Monge a fait son expérience[2] dans l’appareil représenté fig. 741. Il se compose d’un ballon M communiquant par deux tubes I, K, avec deux cloches graduées P Q, p q, l’une remplie de gaz oxigène, & l’autre de gaz hydrogène. Ces gaz sont introduits dans le ballon à l’aide d’une pression d’eau, en ouvrant les robinets I, K. Un autre tube L G communique à une machine pneumatique, afin de pouvoir faire le vide dans le ballon & recueillir les gaz qu’il contient.

Trois cent soixante-douze explosions obtenues dans ce ballon, en y introduisant successivement 145 pintes de gaz hydrogène, pesant 6 gr. 10,03 grains, & 74 pintes de gaz oxigène, pesant 3 onc. 0 gr. 58,53 grains, en tout 3 onc. 6 gr. 68,56 grains, lesquels ramenés à une pression uniforme, formant un poids de 3 onces 6 gros 27,56 grains, ont produit 3 onces 5 gros 1,01 gr. d’eau.

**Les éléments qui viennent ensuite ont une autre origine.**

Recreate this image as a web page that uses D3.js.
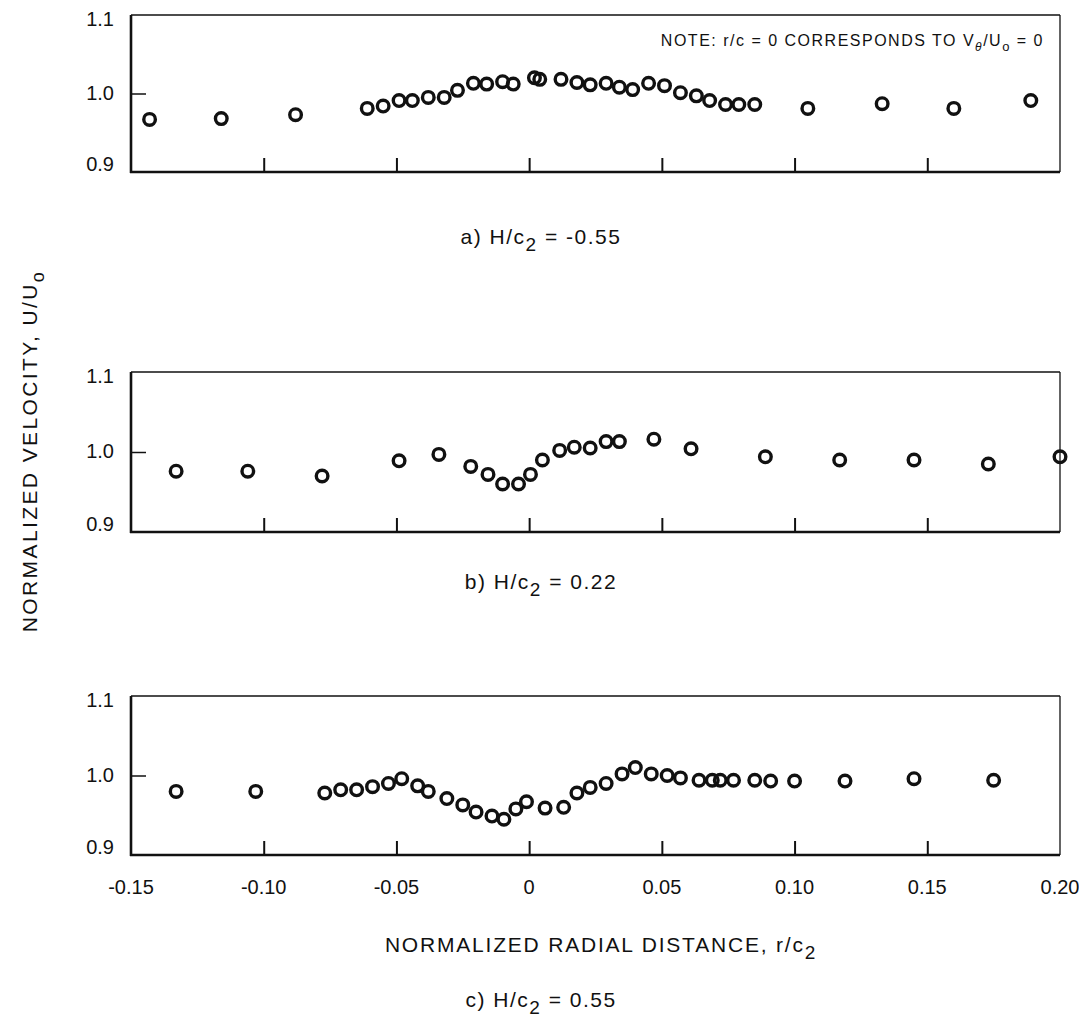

Ainsi, il s’en faut de 1 gr. 26,55 grains que ce poids fût égal à celui des gaz employés.

« Cette différence, dit Monge, peut venir : 1o. de ce que j’ai corrigé les volumes d’air d’après l’état moyen du baromètre pendant l’opération, tandis qu’il faudroit corriger chaque volume d’après la hauteur du baromètre pendant sa consommation particulière ; 2o. & principalement de ce que je n’ai pas tenu compte des changemens de température dans les réservoirs, qui ont dû s’échauffer par le voisinage du ballon, quoique le thermomètre n’ait pas varié sensiblement dans l’appartement ; 3o. de la perte occasionnée par la vaporisation dans chaque opération.

Si l’on compare les trois résultats sur la composition de l’eau, obtenus en même temps par Cawendish, Lavoisier, de Laplace & Monge, on voit que ceux des deux premiers ne sont que des essais que l’on s’est empressé de publier, &

  1. Mémoires de l’Académie royale des Sciences, année 1781, page 740.
  2. Mémoires de l’Académie royale des Sciences, année 1781, page 78.